-- begin Record excerpts --
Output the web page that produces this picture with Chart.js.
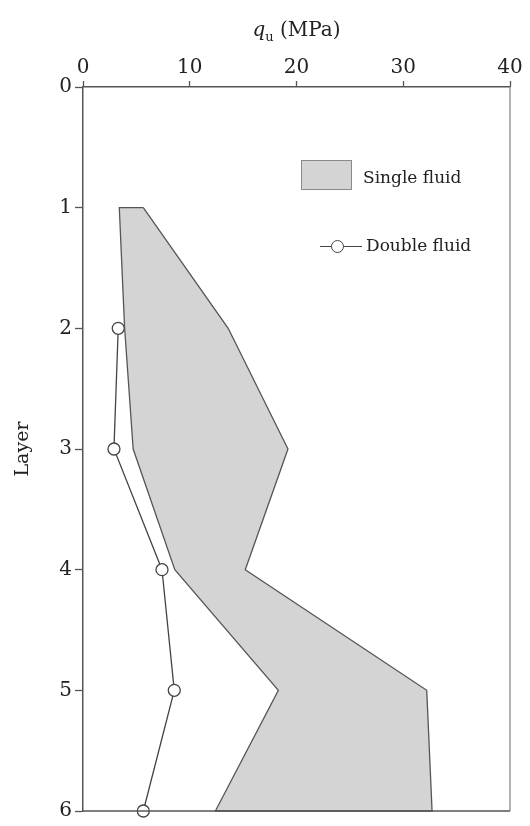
<!DOCTYPE html>
<html>
<head>
<meta charset="utf-8">
<script src="https://cdn.jsdelivr.net/npm/chart.js@4"></script>
<style>
  html, body { margin: 0; padding: 0; background: #fff; }
  #wrap { position: relative; width: 530px; height: 826px; }
  canvas { position: absolute; left: 0; top: 0; }
  .lbl { position: absolute; font-family: "DejaVu Serif", serif; color: #222; white-space: nowrap; }
</style>
</head>
<body>
<div id="wrap">
  <canvas id="c" width="530" height="826"></canvas>
  <div class="lbl" id="xtitle" style="left:0; width:593px; text-align:center; top:17px; font-size:20px;"><i>q</i><sub style="font-size:13px;">u</sub> (MPa)</div>
  <div id="legBox" style="position:absolute; left:301px; top:160px; width:49px; height:28px; background:#d4d4d4; border:1.5px solid #8a8a8a;"></div>
  <div class="lbl" style="left:363px; top:167px; font-size:17px;">Single fluid</div>
  <div style="position:absolute; left:320px; top:246px; width:42px; height:1.3px; background:#444;"></div>
  <div style="position:absolute; left:331px; top:240px; width:11px; height:11px; border-radius:50%; background:#fff; border:1.3px solid #444;"></div>
  <div class="lbl" style="left:366px; top:235px; font-size:17px;">Double fluid</div>
</div>
<script>
// ---- data ----
const layers = [1, 2, 3, 4, 5, 6];
const singleMax = [5.65, 13.6, 19.2, 15.2, 32.2, 32.7];   // right boundary of shaded band
const singleMin = [3.4, 3.9, 4.7, 8.6, 18.3, 12.4];      // left boundary of shaded band
const doubleLayers = [2, 3, 4, 5, 6];
const doubleValues = [3.3, 2.9, 7.4, 8.55, 5.65];
const xTicks = [0, 10, 20, 30, 40];
const yTicks = [0, 1, 2, 3, 4, 5, 6];

// polygon for the single-fluid band: down the right edge, back up the left edge
const bandPoints = [];
layers.forEach((l, i) => bandPoints.push({ x: singleMax[i], y: l }));
for (let i = layers.length - 1; i >= 0; i--) bandPoints.push({ x: singleMin[i], y: layers[i] });
bandPoints.push({ x: singleMax[0], y: layers[0] });

const doublePoints = doubleLayers.map((l, i) => ({ x: doubleValues[i], y: l }));

const frame = {
  id: 'frame',
  afterDatasetsDraw(chart) {
    const { ctx, chartArea: a } = chart;
    ctx.save();
    ctx.lineWidth = 1.5;
    ctx.strokeStyle = '#9a9a9a';
    ctx.beginPath();
    ctx.moveTo(a.right, a.top);
    ctx.lineTo(a.right, a.bottom);
    ctx.stroke();
    ctx.strokeStyle = '#555';
    ctx.beginPath();
    ctx.moveTo(a.left, a.bottom);
    ctx.lineTo(a.right, a.bottom);
    ctx.stroke();
    ctx.restore();
  }
};

const FONT = "'DejaVu Serif', serif";

new Chart(document.getElementById('c'), {
  type: 'scatter',
  data: {
    datasets: [
      {
        label: 'Single fluid',
        data: bandPoints,
        showLine: true,
        fill: 'shape',
        backgroundColor: '#d4d4d4',
        borderColor: '#555',
        borderWidth: 1.3,
        pointRadius: 0,
        tension: 0,
        clip: false
      },
      {
        label: 'Double fluid',
        data: doublePoints,
        showLine: true,
        fill: false,
        borderColor: '#444',
        borderWidth: 1.3,
        pointRadius: 6,
        pointBackgroundColor: '#fff',
        pointBorderColor: '#444',
        pointBorderWidth: 1.3,
        tension: 0,
        clip: false
      }
    ]
  },
  options: {
    responsive: false,
    animation: false,
    layout: { padding: { left: 0, right: 20, top: 0, bottom: 12 } },
    plugins: { legend: { display: false }, tooltip: { enabled: false } },
    scales: {
      x: {
        type: 'linear',
        position: 'top',
        min: 0, max: 40,
        afterBuildTicks: s => { s.ticks = xTicks.map(v => ({ value: v })); },
        afterFit: s => { s.height = 87; },
        ticks: { font: { family: FONT, size: 20 }, color: '#222', padding: 1 },
        grid: { display: true, drawOnChartArea: false, drawTicks: true, tickLength: 6, tickColor: '#555', tickWidth: 1.3 },
        border: { display: true, color: '#555', width: 1.5 },
        title: { display: false }
      },
      y: {
        type: 'linear',
        reverse: true,
        min: 0, max: 6,
        afterBuildTicks: s => { s.ticks = yTicks.map(v => ({ value: v })); },
        afterFit: s => { s.width = 83; },
        ticks: { font: { family: FONT, size: 20 }, color: '#222', padding: 3 },
        grid: { display: true, drawOnChartArea: false, drawTicks: true, tickLength: 8, tickColor: '#555', tickWidth: 1.3 },
        border: { display: true, color: '#555', width: 1.5 },
        title: { display: true, text: 'Layer', font: { family: FONT, size: 19 }, color: '#222', padding: { top: 12, bottom: 0 } }
      }
    }
  },
  plugins: [frame]
});
</script>
</body>
</html>
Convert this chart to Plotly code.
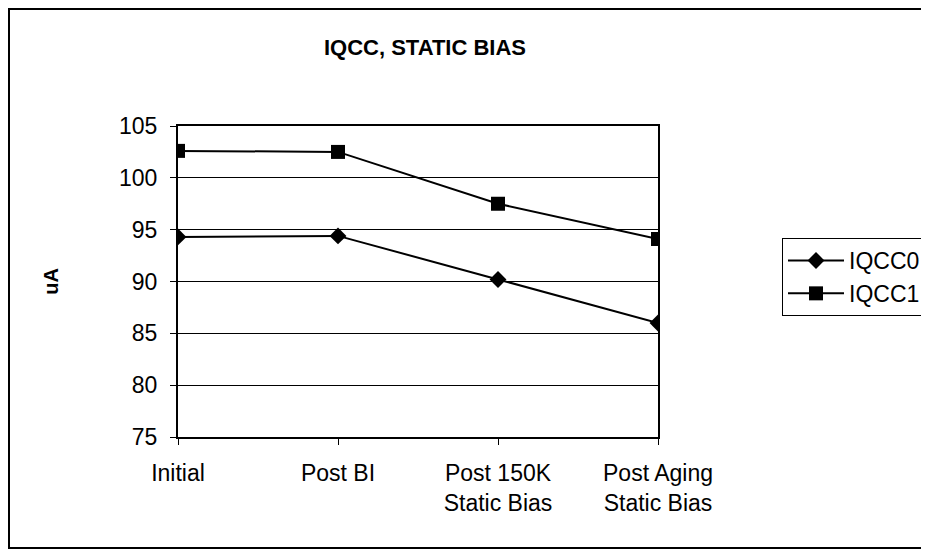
import plotly.graph_objects as go

categories = ["Initial", "Post BI", "Post 150K<br>Static Bias", "Post Aging<br>Static Bias"]
iqcc0 = [94.3, 94.4, 90.2, 86.0]
iqcc1 = [102.6, 102.5, 97.5, 94.1]
y_ticks = [75, 80, 85, 90, 95, 100, 105]

# figure coords (page has 8px body margin)
W, H = 921, 542
L, R, T, B = 170, 650, 118, 429

def px_x(x):
    return (x - L) / (R - L)

def px_y(y):
    return (B - y) / (B - T)

FONT = "Liberation Sans, Arial"

fig = go.Figure()
fig.add_trace(go.Scatter(x=categories, y=iqcc0, name="IQCC0", mode="lines+markers",
                         line=dict(color="black", width=2),
                         marker=dict(symbol="diamond", size=13, color="black")))
fig.add_trace(go.Scatter(x=categories, y=iqcc1, name="IQCC1", mode="lines+markers",
                         line=dict(color="black", width=2),
                         marker=dict(symbol="square", size=14, color="black")))

fig.update_layout(
    width=W, height=H,
    margin=dict(l=L, r=W - R, t=T, b=H - B, pad=0, autoexpand=False),
    paper_bgcolor="white", plot_bgcolor="white",
    font=dict(family=FONT, size=23, color="black"),
    title=dict(text="<b>IQCC, STATIC BIAS</b>", x=417 / W, xanchor="center",
               y=1 - 39 / H, yanchor="middle",
               font=dict(size=22, color="black")),
    xaxis=dict(range=[0, 3], type="category", showgrid=False, showline=True,
               linecolor="black", linewidth=2, mirror=True, ticks="outside",
               ticklen=6, tickcolor="black", tickfont=dict(size=23),
               ticklabelstandoff=8),
    yaxis=dict(range=[75, 105], tickvals=y_ticks, showgrid=True, gridcolor="black",
               gridwidth=1, showline=True, linecolor="black", linewidth=2, mirror=True,
               ticks="outside", ticklen=6, tickcolor="black", tickfont=dict(size=23),
               ticklabelstandoff=8, zeroline=False,
               title=dict(text="<b>uA</b>", font=dict(size=20), standoff=55)),
    legend=dict(x=px_x(774), y=px_y(230), xanchor="left", yanchor="top",
                bordercolor="black", borderwidth=1, bgcolor="white",
                font=dict(size=23), itemwidth=56, tracegroupgap=6),
    shapes=[dict(type="rect", xref="paper", yref="paper",
                 x0=px_x(1), x1=px_x(930), y0=px_y(540), y1=px_y(1),
                 line=dict(color="black", width=2))],
    showlegend=True,
)

fig.write_html("out.html")
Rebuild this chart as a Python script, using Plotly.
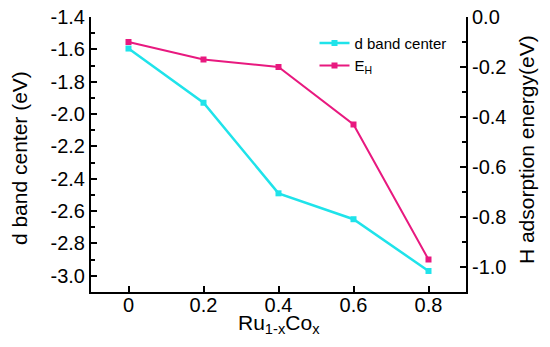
-- end Record excerpts --
#### Your instructions:
Reproduce the entries exactly. Do not carry over any picture.

#### Output below:
Output the web page that produces this picture with Chart.js.
<!DOCTYPE html>
<html>
<head>
<meta charset="utf-8">
<script src="https://cdn.jsdelivr.net/npm/chart.js@4"></script>
<style>
  html, body { margin: 0; padding: 0; background: #fff; }
  #wrap { position: relative; width: 530px; height: 826px; }
  canvas { position: absolute; left: 0; top: 0; }
  .lbl { position: absolute; font-family: "DejaVu Serif", serif; color: #222; white-space: nowrap; }
</style>
</head>
<body>
<div id="wrap">
  <canvas id="c" width="530" height="826"></canvas>
  <div class="lbl" id="xtitle" style="left:0; width:593px; text-align:center; top:17px; font-size:20px;"><i>q</i><sub style="font-size:13px;">u</sub> (MPa)</div>
  <div id="legBox" style="position:absolute; left:301px; top:160px; width:49px; height:28px; background:#d4d4d4; border:1.5px solid #8a8a8a;"></div>
  <div class="lbl" style="left:363px; top:167px; font-size:17px;">Single fluid</div>
  <div style="position:absolute; left:320px; top:246px; width:42px; height:1.3px; background:#444;"></div>
  <div style="position:absolute; left:331px; top:240px; width:11px; height:11px; border-radius:50%; background:#fff; border:1.3px solid #444;"></div>
  <div class="lbl" style="left:366px; top:235px; font-size:17px;">Double fluid</div>
</div>
<script>
// ---- data ----
const layers = [1, 2, 3, 4, 5, 6];
const singleMax = [5.65, 13.6, 19.2, 15.2, 32.2, 32.7];   // right boundary of shaded band
const singleMin = [3.4, 3.9, 4.7, 8.6, 18.3, 12.4];      // left boundary of shaded band
const doubleLayers = [2, 3, 4, 5, 6];
const doubleValues = [3.3, 2.9, 7.4, 8.55, 5.65];
const xTicks = [0, 10, 20, 30, 40];
const yTicks = [0, 1, 2, 3, 4, 5, 6];

// polygon for the single-fluid band: down the right edge, back up the left edge
const bandPoints = [];
layers.forEach((l, i) => bandPoints.push({ x: singleMax[i], y: l }));
for (let i = layers.length - 1; i >= 0; i--) bandPoints.push({ x: singleMin[i], y: layers[i] });
bandPoints.push({ x: singleMax[0], y: layers[0] });

const doublePoints = doubleLayers.map((l, i) => ({ x: doubleValues[i], y: l }));

const frame = {
  id: 'frame',
  afterDatasetsDraw(chart) {
    const { ctx, chartArea: a } = chart;
    ctx.save();
    ctx.lineWidth = 1.5;
    ctx.strokeStyle = '#9a9a9a';
    ctx.beginPath();
    ctx.moveTo(a.right, a.top);
    ctx.lineTo(a.right, a.bottom);
    ctx.stroke();
    ctx.strokeStyle = '#555';
    ctx.beginPath();
    ctx.moveTo(a.left, a.bottom);
    ctx.lineTo(a.right, a.bottom);
    ctx.stroke();
    ctx.restore();
  }
};

const FONT = "'DejaVu Serif', serif";

new Chart(document.getElementById('c'), {
  type: 'scatter',
  data: {
    datasets: [
      {
        label: 'Single fluid',
        data: bandPoints,
        showLine: true,
        fill: 'shape',
        backgroundColor: '#d4d4d4',
        borderColor: '#555',
        borderWidth: 1.3,
        pointRadius: 0,
        tension: 0,
        clip: false
      },
      {
        label: 'Double fluid',
        data: doublePoints,
        showLine: true,
        fill: false,
        borderColor: '#444',
        borderWidth: 1.3,
        pointRadius: 6,
        pointBackgroundColor: '#fff',
        pointBorderColor: '#444',
        pointBorderWidth: 1.3,
        tension: 0,
        clip: false
      }
    ]
  },
  options: {
    responsive: false,
    animation: false,
    layout: { padding: { left: 0, right: 20, top: 0, bottom: 12 } },
    plugins: { legend: { display: false }, tooltip: { enabled: false } },
    scales: {
      x: {
        type: 'linear',
        position: 'top',
        min: 0, max: 40,
        afterBuildTicks: s => { s.ticks = xTicks.map(v => ({ value: v })); },
        afterFit: s => { s.height = 87; },
        ticks: { font: { family: FONT, size: 20 }, color: '#222', padding: 1 },
        grid: { display: true, drawOnChartArea: false, drawTicks: true, tickLength: 6, tickColor: '#555', tickWidth: 1.3 },
        border: { display: true, color: '#555', width: 1.5 },
        title: { display: false }
      },
      y: {
        type: 'linear',
        reverse: true,
        min: 0, max: 6,
        afterBuildTicks: s => { s.ticks = yTicks.map(v => ({ value: v })); },
        afterFit: s => { s.width = 83; },
        ticks: { font: { family: FONT, size: 20 }, color: '#222', padding: 3 },
        grid: { display: true, drawOnChartArea: false, drawTicks: true, tickLength: 8, tickColor: '#555', tickWidth: 1.3 },
        border: { display: true, color: '#555', width: 1.5 },
        title: { display: true, text: 'Layer', font: { family: FONT, size: 19 }, color: '#222', padding: { top: 12, bottom: 0 } }
      }
    }
  },
  plugins: [frame]
});
</script>
</body>
</html>
Convert this chart to Plotly code.
import plotly.graph_objects as go

categories = ["Initial", "Post BI", "Post 150K<br>Static Bias", "Post Aging<br>Static Bias"]
iqcc0 = [94.3, 94.4, 90.2, 86.0]
iqcc1 = [102.6, 102.5, 97.5, 94.1]
y_ticks = [75, 80, 85, 90, 95, 100, 105]

# figure coords (page has 8px body margin)
W, H = 921, 542
L, R, T, B = 170, 650, 118, 429

def px_x(x):
    return (x - L) / (R - L)

def px_y(y):
    return (B - y) / (B - T)

FONT = "Liberation Sans, Arial"

fig = go.Figure()
fig.add_trace(go.Scatter(x=categories, y=iqcc0, name="IQCC0", mode="lines+markers",
                         line=dict(color="black", width=2),
                         marker=dict(symbol="diamond", size=13, color="black")))
fig.add_trace(go.Scatter(x=categories, y=iqcc1, name="IQCC1", mode="lines+markers",
                         line=dict(color="black", width=2),
                         marker=dict(symbol="square", size=14, color="black")))

fig.update_layout(
    width=W, height=H,
    margin=dict(l=L, r=W - R, t=T, b=H - B, pad=0, autoexpand=False),
    paper_bgcolor="white", plot_bgcolor="white",
    font=dict(family=FONT, size=23, color="black"),
    title=dict(text="<b>IQCC, STATIC BIAS</b>", x=417 / W, xanchor="center",
               y=1 - 39 / H, yanchor="middle",
               font=dict(size=22, color="black")),
    xaxis=dict(range=[0, 3], type="category", showgrid=False, showline=True,
               linecolor="black", linewidth=2, mirror=True, ticks="outside",
               ticklen=6, tickcolor="black", tickfont=dict(size=23),
               ticklabelstandoff=8),
    yaxis=dict(range=[75, 105], tickvals=y_ticks, showgrid=True, gridcolor="black",
               gridwidth=1, showline=True, linecolor="black", linewidth=2, mirror=True,
               ticks="outside", ticklen=6, tickcolor="black", tickfont=dict(size=23),
               ticklabelstandoff=8, zeroline=False,
               title=dict(text="<b>uA</b>", font=dict(size=20), standoff=55)),
    legend=dict(x=px_x(774), y=px_y(230), xanchor="left", yanchor="top",
                bordercolor="black", borderwidth=1, bgcolor="white",
                font=dict(size=23), itemwidth=56, tracegroupgap=6),
    shapes=[dict(type="rect", xref="paper", yref="paper",
                 x0=px_x(1), x1=px_x(930), y0=px_y(540), y1=px_y(1),
                 line=dict(color="black", width=2))],
    showlegend=True,
)

fig.write_html("out.html")
Rebuild this chart as a Python script, using Plotly.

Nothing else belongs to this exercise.